You can guess how things turned out since I am writing this post two hours before boarding, and we have already had a leisurely sit-down supper here at the airport. A one-car wait at the border. A ten-minute line for check-in. No wait at security. At the gate four hours early. Needless to say, Mer has revoked my time privileges for future trips to Toronto.

For the record, for anyone who may be considering flying out of Toronto from the Akron area:
– We woke up early naturally, and used all of the time. It took us four hours to get ready, pack, and get the car ready.
– It took us five and a half hours to get to the airport parking lot, but that was with skipping lunch and having an efficient border crossing. Personally, if I hadn’t been stripped of my time powers, I’d allow six hours for the drive.
– I was aiming to get the the airport four hours early for delays that never happened. Three hours is plenty.

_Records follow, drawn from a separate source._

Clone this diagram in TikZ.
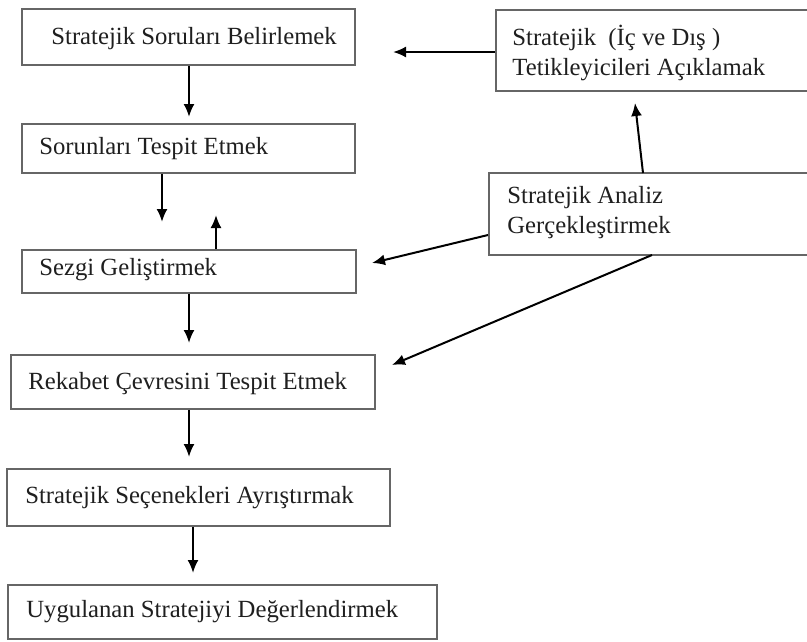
\documentclass[tikz,border=0pt]{standalone}
\usepackage{fontspec}
\setmainfont{Liberation Serif}
\usetikzlibrary{arrows.meta}
\begin{document}
\begin{tikzpicture}[x=1pt,y=-1pt,
  box/.style={draw=black!60,line width=1.6pt,fill=white,inner sep=0pt,rectangle},
  txt/.style={inner sep=0pt,anchor=west,align=left,text=black!88,font=\fontsize{24.7}{30}\selectfont},
  arr/.style={draw=black,line width=2pt,-{Latex[length=13pt,width=11pt]}}]
\useasboundingbox (0,0) rectangle (807,641);
\clip (0,0) rectangle (807,641);
\fill[white] (0,0) rectangle (807,641);
% boxes (x0,y0) to (x1,y1)
\node[box,minimum width=333pt,minimum height=56pt] (b1) at (188.5,37) {};
\node[box,minimum width=324pt,minimum height=81pt] (b2) at (658,50.5) {};
\node[box,minimum width=333pt,minimum height=49pt] (b3) at (188.5,148.5) {};
\node[box,minimum width=331pt,minimum height=82pt] (b4) at (654.5,214) {};
\node[box,minimum width=334pt,minimum height=43pt] (b5) at (189,271.5) {};
\node[box,minimum width=364pt,minimum height=54pt] (b6) at (193,382) {};
\node[box,minimum width=383pt,minimum height=57pt] (b7) at (198.5,497.5) {};
\node[box,minimum width=429pt,minimum height=54pt] (b8) at (222.5,612) {};
% texts
\node[txt] (t1) at ([xshift=30pt,yshift=-2pt]b1.west) {Stratejik Soruları Belirlemek};
\node[txt] (t2) at ([xshift=17pt,yshift=-2.5pt]b2.west) {Stratejik\ \ (İç ve Dış )\\Tetikleyicileri Açıklamak};
\node[txt] (t3) at ([xshift=18pt]b3.west) {Sorunları Tespit Etmek};
\node[txt] (t4) at ([xshift=19pt,yshift=1pt]b4.west) {Stratejik Analiz\\Gerçekleştirmek};
\node[txt] (t5) at ([xshift=18pt,yshift=1.5pt]b5.west) {Sezgi Geliştirmek};
\node[txt] (t6) at ([xshift=18pt,yshift=-2pt]b6.west) {Rekabet Çevresini Tespit Etmek};
\node[txt] (t7) at ([xshift=19pt]b7.west) {Stratejik Seçenekleri Ayrıştırmak};
\node[txt] (t8) at ([xshift=19pt]b8.west) {Uygulanan Stratejiyi Değerlendirmek};
% arrow end points
\coordinate (e21) at (393,52);
\coordinate (e13) at (189,117);
\coordinate (e35) at (162,222);
\coordinate (e53) at (216,215);
\coordinate (e56) at (189,343);
\coordinate (e67) at (189,457);
\coordinate (e78) at (193,573);
\coordinate (s42) at (643,173);
\coordinate (e42) at (635,103);
\coordinate (s45) at (488,235);
\coordinate (e45) at (372,263);
\coordinate (s46) at (652,255);
\coordinate (e46) at (392,365);
% connectors
\draw[arr] (b2.west |- e21) -- (e21);
\draw[arr] (b1.south -| e13) -- (e13);
\draw[arr] (b3.south -| e35) -- (e35);
\draw[arr] (b5.north -| e53) -- (e53);
\draw[arr] (b5.south -| e56) -- (e56);
\draw[arr] (b6.south -| e67) -- (e67);
\draw[arr] (b7.south -| e78) -- (e78);
\draw[arr] (s42) -- (e42);
\draw[arr] (s45) -- (e45);
\draw[arr] (s46) -- (e46);
\end{tikzpicture}
\end{document}
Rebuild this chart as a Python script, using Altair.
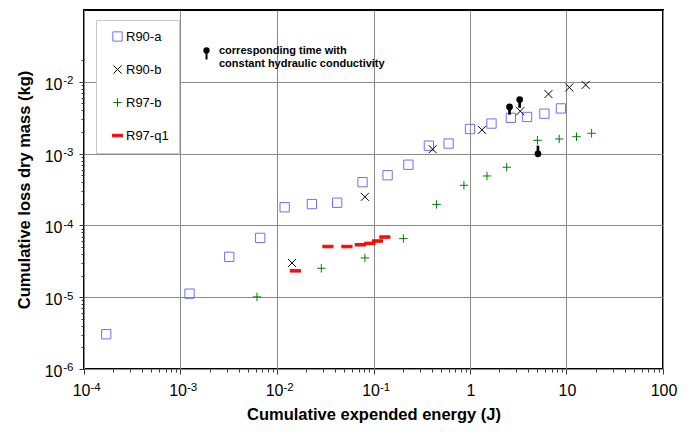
import altair as alt
import pandas as pd

# ---------------- data ----------------
series_names = ["R90-a", "R90-b", "R97-b", "R97-q1"]

r90a_energy = [1.7e-4, 1.24e-3, 3.2e-3, 6.7e-3, 0.012, 0.023, 0.042, 0.077, 0.14,
               0.23, 0.375, 0.6, 1.0, 1.67, 2.65, 3.9, 5.9, 8.75]
r90a_mass = [3.05e-6, 1.12e-5, 3.65e-5, 6.7e-5, 1.79e-4, 1.98e-4, 2.07e-4, 4.0e-4, 5.0e-4,
             7.0e-4, 1.29e-3, 1.38e-3, 2.2e-3, 2.62e-3, 3.15e-3, 3.24e-3, 3.6e-3, 4.26e-3]

r90b_energy = [0.0143, 0.0815, 0.41, 1.33, 3.32, 6.5, 10.7, 15.8]
r90b_mass = [3.0e-5, 2.5e-4, 1.15e-3, 2.14e-3, 3.9e-3, 6.75e-3, 8.35e-3, 9.05e-3]

r97b_energy = [6.2e-3, 0.0288, 0.0815, 0.204, 0.45, 0.865, 1.5, 2.4, 5.0, 8.4, 12.7, 18.2]
r97b_mass = [1.01e-5, 2.53e-5, 3.52e-5, 6.55e-5, 1.96e-4, 3.62e-4, 4.88e-4, 6.46e-4,
             1.53e-3, 1.6e-3, 1.72e-3, 1.92e-3]

r97q1_energy = [0.0155, 0.0337, 0.053, 0.073, 0.0918, 0.110, 0.131]
r97q1_mass = [2.33e-5, 5.08e-5, 5.08e-5, 5.37e-5, 5.62e-5, 6.06e-5, 6.88e-5]

# "corresponding time with constant hydraulic conductivity" pins
pin_energy = [2.57, 3.27, 5.06]
pin_mass = [4.47e-3, 5.67e-3, 9.92e-4]
pin_stem_end = [3.49e-3, 4.35e-3, 1.29e-3]

# tick labels (power-of-ten base + superscript exponent)
x_pow_values = [1e-4, 1e-3, 1e-2, 1e-1]
x_pow_base = ["10", "10", "10", "10"]
x_pow_exp = ["-4", "-3", "-2", "-1"]
x_plain_values = [1.0, 10.0, 100.0]
x_plain_labels = ["1", "10", "100"]
y_pow_values = [1e-6, 1e-5, 1e-4, 1e-3, 1e-2]
y_pow_base = ["10", "10", "10", "10", "10"]
y_pow_exp = ["-6", "-5", "-4", "-3", "-2"]

annotation_lines = ["corresponding time with", "constant hydraulic conductivity"]

# ---------------- tables ----------------
rows = []
for name, xs_, ys_ in [("R90-a", r90a_energy, r90a_mass),
                       ("R90-b", r90b_energy, r90b_mass),
                       ("R97-b", r97b_energy, r97b_mass),
                       ("R97-q1", r97q1_energy, r97q1_mass)]:
    for xv, yv in zip(xs_, ys_):
        rows.append({"series": name, "energy": xv, "mass": yv})
df = pd.DataFrame(rows)
pins = pd.DataFrame({"energy": pin_energy, "mass": pin_mass, "mass2": pin_stem_end})
one = pd.DataFrame({"k": [0]})
xpow_df = pd.DataFrame({"energy": x_pow_values, "base": x_pow_base, "exp": x_pow_exp})
xplain_df = pd.DataFrame({"energy": x_plain_values, "lab": x_plain_labels})
ypow_df = pd.DataFrame({"mass": y_pow_values, "base": y_pow_base, "exp": y_pow_exp})

# ---------------- styling ----------------
FONT = "Liberation Sans"
shape_square = "M-0.93,-0.93H0.93V0.93H-0.93Z"
shape_x = "M-0.8,-0.8L0.8,0.8M-0.8,0.8L0.8,-0.8"
shape_plus = "M-0.85,0H0.85M0,-0.85V0.85"
shape_dash = "M-1.1,-0.25H1.1M-1.1,-0.125H1.1M-1.1,0H1.1M-1.1,0.125H1.1M-1.1,0.25H1.1"
series_colors = ["#6e6eff", "#000000", "#008000", "#ff0000"]

x_ticks = sorted(set([m * 10.0 ** k for k in range(-4, 2) for m in range(1, 10)] + [100.0]))
y_ticks = sorted(set([m * 10.0 ** k for k in range(-6, -2) for m in range(1, 10)] + [1e-2, 2e-2]))

decade = "abs(log(datum.value)/LN10 - round(log(datum.value)/LN10)) < 0.001"

W, H = 579, 359
BASE_FS = 16
EXP_FS = 11.5

x_axis = alt.Axis(
    values=x_ticks, labels=False, grid=True, gridColor="#8c8c8c",
    gridOpacity={"condition": {"test": decade, "value": 1}, "value": 0},
    tickSize={"condition": {"test": decade, "value": 5}, "value": 3},
    tickColor="#333333", domain=False,
    title="Cumulative expended energy (J)", titleFont=FONT,
    titleFontSize=16.5, titleFontWeight="bold", titleColor="black",
    titleX=W / 2, titleY=50, titleBaseline="alphabetic",
)
y_axis = alt.Axis(
    values=y_ticks, labels=False, grid=True, gridColor="#8c8c8c",
    gridOpacity={"condition": {"test": decade, "value": 1}, "value": 0},
    tickSize={"condition": {"test": decade, "value": 5}, "value": 3},
    tickColor="#333333", domain=False,
    title="Cumulative loss dry mass (kg)", titleFont=FONT,
    titleFontSize=16.5, titleFontWeight="bold", titleColor="black",
    titleX=-60, titleY=H / 2, titleAngle=-90, titleBaseline="middle",
)

legend = alt.Legend(
    orient="none", legendX=12, legendY=10, padding=10, fillColor="white",
    strokeColor="#c8c8c8", labelFont=FONT, labelFontSize=13, labelColor="black",
    symbolSize=100, symbolStrokeWidth=1, rowPadding=19, symbolOffset=5,
    labelOffset=2,
    labelExpr="datum.label + '\u00a0\u00a0\u00a0\u00a0\u00a0\u00a0\u00a0\u00a0\u00a0'",
)

xs = alt.Scale(type="log", domain=[1e-4, 100])
ys = alt.Scale(type="log", domain=[1e-6, 2e-2])

points = alt.Chart(df).mark_point(filled=False, size=100, strokeWidth=1, opacity=1).encode(
    x=alt.X("energy:Q", scale=xs, axis=x_axis),
    y=alt.Y("mass:Q", scale=ys, axis=y_axis),
    shape=alt.Shape("series:N", title=None,
                    scale=alt.Scale(domain=series_names,
                                    range=[shape_square, shape_x, shape_plus, shape_dash]),
                    legend=legend),
    color=alt.Color("series:N", title=None,
                    scale=alt.Scale(domain=series_names, range=series_colors),
                    legend=legend),
)

stems = alt.Chart(pins).mark_rule(color="black", strokeWidth=2.7).encode(
    x="energy:Q", y="mass:Q", y2="mass2:Q")
heads = alt.Chart(pins).mark_point(filled=True, shape="circle", size=45, color="black",
                                   opacity=1).encode(x="energy:Q", y="mass:Q")

# tick labels drawn as text marks positioned by the shared scales
xl_base = alt.Chart(xpow_df).mark_text(
    align="right", baseline="alphabetic", font=FONT, fontSize=BASE_FS, color="black", dx=6.5
).encode(x="energy:Q", y=alt.value(H + 27), text="base:N")
xl_exp = alt.Chart(xpow_df).mark_text(
    align="left", baseline="alphabetic", font=FONT, fontSize=EXP_FS, color="black", dx=6.5
).encode(x="energy:Q", y=alt.value(H + 21.5), text="exp:N")
xl_plain = alt.Chart(xplain_df).mark_text(
    align="center", baseline="alphabetic", font=FONT, fontSize=BASE_FS, color="black", dx=1
).encode(x="energy:Q", y=alt.value(H + 27), text="lab:N")
yl_base = alt.Chart(ypow_df).mark_text(
    align="right", baseline="alphabetic", font=FONT, fontSize=BASE_FS, color="black", dy=8
).encode(x=alt.value(-21.5), y="mass:Q", text="base:N")
yl_exp = alt.Chart(ypow_df).mark_text(
    align="left", baseline="alphabetic", font=FONT, fontSize=EXP_FS, color="black", dy=2.3
).encode(x=alt.value(-20.8), y="mass:Q", text="exp:N")

key_stem = alt.Chart(one).mark_rule(color="black", strokeWidth=2).encode(
    x=alt.value(122.5), y=alt.value(40.5), y2=alt.value(49.5))
key_head = alt.Chart(one).mark_point(filled=True, shape="circle", size=40, color="black",
                                     opacity=1).encode(x=alt.value(122.5), y=alt.value(40.5))
key_text = alt.Chart(one).mark_text(
    align="left", baseline="alphabetic", font=FONT, fontSize=11, fontWeight="bold",
    color="black", lineHeight=13.3, text=annotation_lines,
).encode(x=alt.value(135), y=alt.value(44))

chart = alt.layer(points, stems, heads, xl_base, xl_exp, xl_plain, yl_base, yl_exp,
                  key_stem, key_head, key_text).properties(
    width=W, height=H,
    autosize=alt.AutoSizeParams(type="none"),
    padding={"left": 76, "top": 2, "right": 25, "bottom": 58},
    background="white",
).configure_view(stroke="black", strokeWidth=2)

chart.save("out.html", embed_options={"renderer": "svg", "actions": False})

– So, my non-binding recommendation is to get up four hours before you need to leave and then to allow nine hours for the trip itself. A cautious traveler would maybe consider 9.5 hours, and add more if a meal is involved on the driving part of the trip.

But we are here at the gate, and at some point (probably around 8:00 pm), we will board for a 9:15 departure. We get in to Gatwick (London) around 9:00 local time, which is 4:00 am EST.